• _What the exercise asks_: Set down the lines from the one containing "Reproduce this chart" to the one containing "import seaborn as sns", both lines included, exactly as they stand and with no other lines.

• _Available records_:
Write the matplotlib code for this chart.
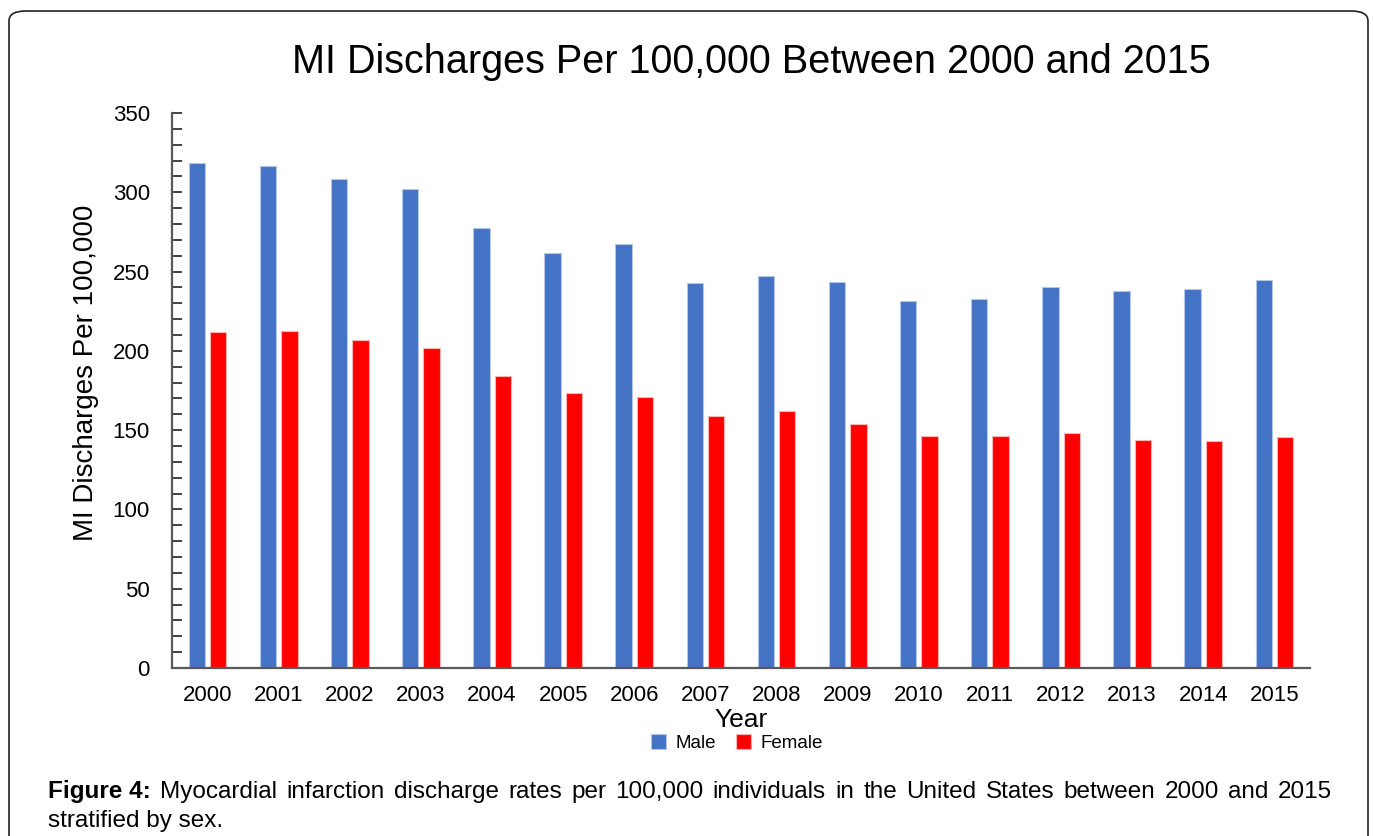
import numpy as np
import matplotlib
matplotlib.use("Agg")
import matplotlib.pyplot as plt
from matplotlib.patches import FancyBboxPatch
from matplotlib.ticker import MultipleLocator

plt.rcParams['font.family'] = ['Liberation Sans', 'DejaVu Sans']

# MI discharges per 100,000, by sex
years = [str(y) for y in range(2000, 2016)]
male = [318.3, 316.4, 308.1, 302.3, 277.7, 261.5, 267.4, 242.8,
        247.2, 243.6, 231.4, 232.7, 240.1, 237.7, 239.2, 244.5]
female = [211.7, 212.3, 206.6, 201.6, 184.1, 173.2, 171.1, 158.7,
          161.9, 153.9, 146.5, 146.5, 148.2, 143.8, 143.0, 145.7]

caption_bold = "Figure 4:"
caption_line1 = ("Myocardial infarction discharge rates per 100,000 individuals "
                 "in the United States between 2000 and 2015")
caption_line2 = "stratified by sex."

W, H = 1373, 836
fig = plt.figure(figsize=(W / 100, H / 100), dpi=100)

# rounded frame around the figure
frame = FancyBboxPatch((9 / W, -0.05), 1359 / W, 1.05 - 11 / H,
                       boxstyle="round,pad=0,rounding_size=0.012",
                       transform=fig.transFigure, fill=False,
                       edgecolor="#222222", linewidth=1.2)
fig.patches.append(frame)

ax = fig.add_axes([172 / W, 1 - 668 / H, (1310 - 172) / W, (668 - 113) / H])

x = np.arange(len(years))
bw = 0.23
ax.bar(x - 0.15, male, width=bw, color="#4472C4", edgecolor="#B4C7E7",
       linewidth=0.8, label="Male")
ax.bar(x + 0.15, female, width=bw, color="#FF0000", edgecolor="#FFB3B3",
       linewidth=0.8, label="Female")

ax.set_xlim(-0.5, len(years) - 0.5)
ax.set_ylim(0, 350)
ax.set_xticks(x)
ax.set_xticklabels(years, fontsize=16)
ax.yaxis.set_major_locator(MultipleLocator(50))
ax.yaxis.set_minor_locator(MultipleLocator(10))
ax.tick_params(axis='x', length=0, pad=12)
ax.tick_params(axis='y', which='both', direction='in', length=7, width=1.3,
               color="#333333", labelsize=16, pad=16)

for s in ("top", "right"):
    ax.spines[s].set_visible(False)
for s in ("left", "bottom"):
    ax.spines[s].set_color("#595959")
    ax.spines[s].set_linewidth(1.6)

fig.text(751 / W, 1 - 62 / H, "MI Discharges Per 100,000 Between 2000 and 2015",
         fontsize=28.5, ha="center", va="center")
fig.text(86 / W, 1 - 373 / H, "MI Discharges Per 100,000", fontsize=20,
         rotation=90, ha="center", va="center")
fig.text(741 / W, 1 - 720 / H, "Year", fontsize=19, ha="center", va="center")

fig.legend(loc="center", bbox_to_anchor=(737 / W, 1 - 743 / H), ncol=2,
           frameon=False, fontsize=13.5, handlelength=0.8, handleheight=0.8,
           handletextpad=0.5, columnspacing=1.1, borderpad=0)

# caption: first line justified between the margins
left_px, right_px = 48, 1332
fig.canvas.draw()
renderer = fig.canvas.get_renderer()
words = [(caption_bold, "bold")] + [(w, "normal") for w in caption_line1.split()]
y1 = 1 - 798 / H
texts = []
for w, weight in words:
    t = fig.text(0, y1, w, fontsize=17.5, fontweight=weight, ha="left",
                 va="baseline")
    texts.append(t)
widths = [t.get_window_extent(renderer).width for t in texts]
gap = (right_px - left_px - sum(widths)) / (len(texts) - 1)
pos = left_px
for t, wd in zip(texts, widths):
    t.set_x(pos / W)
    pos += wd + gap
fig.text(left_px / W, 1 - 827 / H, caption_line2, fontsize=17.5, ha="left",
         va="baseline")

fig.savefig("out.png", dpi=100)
==
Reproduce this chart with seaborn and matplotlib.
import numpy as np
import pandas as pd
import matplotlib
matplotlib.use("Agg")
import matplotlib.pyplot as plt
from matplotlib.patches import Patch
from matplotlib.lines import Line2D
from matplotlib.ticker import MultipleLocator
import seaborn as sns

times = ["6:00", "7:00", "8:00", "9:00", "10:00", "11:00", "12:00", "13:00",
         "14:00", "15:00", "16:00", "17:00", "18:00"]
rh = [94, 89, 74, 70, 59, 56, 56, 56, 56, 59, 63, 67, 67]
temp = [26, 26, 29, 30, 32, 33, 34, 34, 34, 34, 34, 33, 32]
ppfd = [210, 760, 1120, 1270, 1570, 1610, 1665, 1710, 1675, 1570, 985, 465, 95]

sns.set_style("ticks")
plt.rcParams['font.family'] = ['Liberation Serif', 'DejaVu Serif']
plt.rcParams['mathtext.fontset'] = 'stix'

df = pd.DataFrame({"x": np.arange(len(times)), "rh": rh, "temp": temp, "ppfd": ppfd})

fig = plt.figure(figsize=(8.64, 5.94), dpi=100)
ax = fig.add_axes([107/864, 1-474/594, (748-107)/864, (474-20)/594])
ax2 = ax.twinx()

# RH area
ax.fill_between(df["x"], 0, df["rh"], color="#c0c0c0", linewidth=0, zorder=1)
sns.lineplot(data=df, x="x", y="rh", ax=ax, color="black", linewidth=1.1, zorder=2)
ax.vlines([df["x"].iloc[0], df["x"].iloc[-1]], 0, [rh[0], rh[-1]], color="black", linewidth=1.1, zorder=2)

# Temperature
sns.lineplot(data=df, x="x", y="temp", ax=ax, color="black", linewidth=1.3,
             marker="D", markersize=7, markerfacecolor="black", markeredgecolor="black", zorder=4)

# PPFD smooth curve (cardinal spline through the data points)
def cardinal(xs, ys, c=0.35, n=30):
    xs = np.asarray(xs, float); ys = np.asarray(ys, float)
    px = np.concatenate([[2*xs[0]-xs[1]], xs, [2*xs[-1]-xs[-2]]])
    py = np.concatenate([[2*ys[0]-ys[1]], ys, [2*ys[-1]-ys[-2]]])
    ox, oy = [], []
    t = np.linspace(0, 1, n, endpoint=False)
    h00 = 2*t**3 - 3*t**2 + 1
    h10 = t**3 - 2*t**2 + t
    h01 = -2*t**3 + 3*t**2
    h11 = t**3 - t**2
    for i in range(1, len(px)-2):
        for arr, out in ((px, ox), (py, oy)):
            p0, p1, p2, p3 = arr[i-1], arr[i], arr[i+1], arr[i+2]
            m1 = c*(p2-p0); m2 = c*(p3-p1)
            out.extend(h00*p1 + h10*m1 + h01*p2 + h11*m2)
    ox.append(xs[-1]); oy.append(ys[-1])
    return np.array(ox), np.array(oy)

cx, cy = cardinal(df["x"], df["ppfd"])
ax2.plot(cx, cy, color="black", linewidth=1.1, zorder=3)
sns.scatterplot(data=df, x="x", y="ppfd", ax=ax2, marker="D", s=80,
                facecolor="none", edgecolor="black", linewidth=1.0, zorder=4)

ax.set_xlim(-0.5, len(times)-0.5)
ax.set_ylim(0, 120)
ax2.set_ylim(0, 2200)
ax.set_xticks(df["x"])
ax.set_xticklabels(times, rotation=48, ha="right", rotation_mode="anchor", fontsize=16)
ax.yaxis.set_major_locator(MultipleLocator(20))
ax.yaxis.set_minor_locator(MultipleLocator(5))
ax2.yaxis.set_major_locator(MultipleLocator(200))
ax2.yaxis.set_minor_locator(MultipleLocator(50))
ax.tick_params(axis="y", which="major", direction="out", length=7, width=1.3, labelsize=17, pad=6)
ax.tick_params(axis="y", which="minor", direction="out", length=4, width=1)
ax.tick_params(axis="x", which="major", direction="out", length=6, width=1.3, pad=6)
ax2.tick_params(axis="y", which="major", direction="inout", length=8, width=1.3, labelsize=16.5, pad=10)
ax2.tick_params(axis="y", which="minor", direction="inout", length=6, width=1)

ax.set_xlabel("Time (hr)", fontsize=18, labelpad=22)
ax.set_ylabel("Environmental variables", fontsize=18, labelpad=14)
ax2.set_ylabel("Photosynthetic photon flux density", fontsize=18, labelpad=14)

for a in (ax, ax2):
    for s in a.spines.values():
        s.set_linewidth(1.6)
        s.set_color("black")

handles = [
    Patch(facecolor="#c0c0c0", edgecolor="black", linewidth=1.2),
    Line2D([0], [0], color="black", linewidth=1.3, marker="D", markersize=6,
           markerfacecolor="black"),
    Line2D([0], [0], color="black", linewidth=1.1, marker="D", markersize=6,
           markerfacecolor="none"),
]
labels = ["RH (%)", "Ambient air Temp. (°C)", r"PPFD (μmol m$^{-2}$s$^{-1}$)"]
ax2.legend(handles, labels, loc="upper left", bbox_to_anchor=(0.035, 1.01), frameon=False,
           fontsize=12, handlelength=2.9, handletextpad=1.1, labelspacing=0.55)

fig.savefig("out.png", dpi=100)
...
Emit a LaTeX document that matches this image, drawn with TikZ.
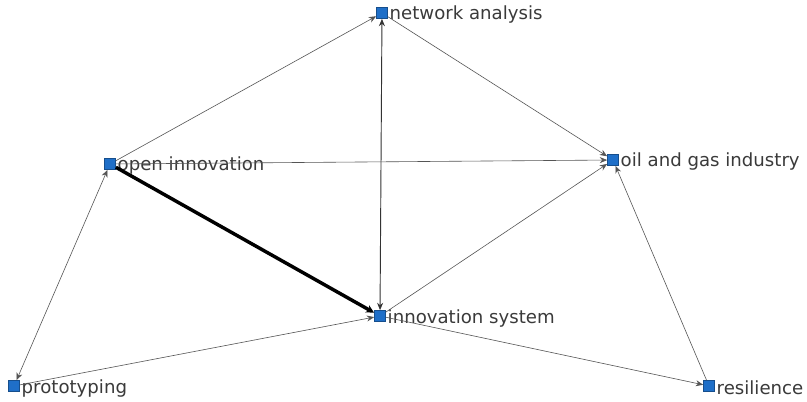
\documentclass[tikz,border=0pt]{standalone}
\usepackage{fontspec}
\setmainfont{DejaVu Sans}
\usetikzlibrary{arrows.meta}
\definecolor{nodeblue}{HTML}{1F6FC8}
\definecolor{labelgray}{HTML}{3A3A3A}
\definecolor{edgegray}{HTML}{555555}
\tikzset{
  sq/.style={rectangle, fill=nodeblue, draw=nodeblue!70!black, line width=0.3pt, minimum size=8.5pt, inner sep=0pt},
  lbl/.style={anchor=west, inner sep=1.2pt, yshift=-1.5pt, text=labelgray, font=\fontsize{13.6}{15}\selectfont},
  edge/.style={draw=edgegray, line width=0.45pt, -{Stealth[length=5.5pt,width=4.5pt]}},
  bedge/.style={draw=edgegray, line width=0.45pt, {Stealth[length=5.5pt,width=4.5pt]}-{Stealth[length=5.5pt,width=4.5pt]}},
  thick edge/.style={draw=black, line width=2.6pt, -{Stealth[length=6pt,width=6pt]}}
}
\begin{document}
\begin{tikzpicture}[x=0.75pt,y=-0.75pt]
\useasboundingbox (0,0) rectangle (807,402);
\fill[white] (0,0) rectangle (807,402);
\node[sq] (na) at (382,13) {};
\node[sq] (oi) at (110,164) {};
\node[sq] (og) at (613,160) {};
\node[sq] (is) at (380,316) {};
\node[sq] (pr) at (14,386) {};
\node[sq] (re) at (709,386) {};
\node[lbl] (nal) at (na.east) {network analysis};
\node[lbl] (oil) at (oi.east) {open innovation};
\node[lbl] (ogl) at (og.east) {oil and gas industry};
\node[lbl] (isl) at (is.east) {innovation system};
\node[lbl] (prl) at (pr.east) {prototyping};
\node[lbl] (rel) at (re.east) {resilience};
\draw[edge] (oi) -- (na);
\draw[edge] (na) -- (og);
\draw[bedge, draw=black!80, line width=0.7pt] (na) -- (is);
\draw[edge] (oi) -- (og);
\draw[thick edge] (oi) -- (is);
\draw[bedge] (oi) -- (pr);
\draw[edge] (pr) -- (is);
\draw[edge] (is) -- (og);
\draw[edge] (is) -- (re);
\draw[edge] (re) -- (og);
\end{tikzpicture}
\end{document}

• _Result_:
Reproduce this chart with seaborn and matplotlib.
import numpy as np
import pandas as pd
import matplotlib
matplotlib.use("Agg")
import matplotlib.pyplot as plt
from matplotlib.patches import Patch
from matplotlib.lines import Line2D
from matplotlib.ticker import MultipleLocator
import seaborn as sns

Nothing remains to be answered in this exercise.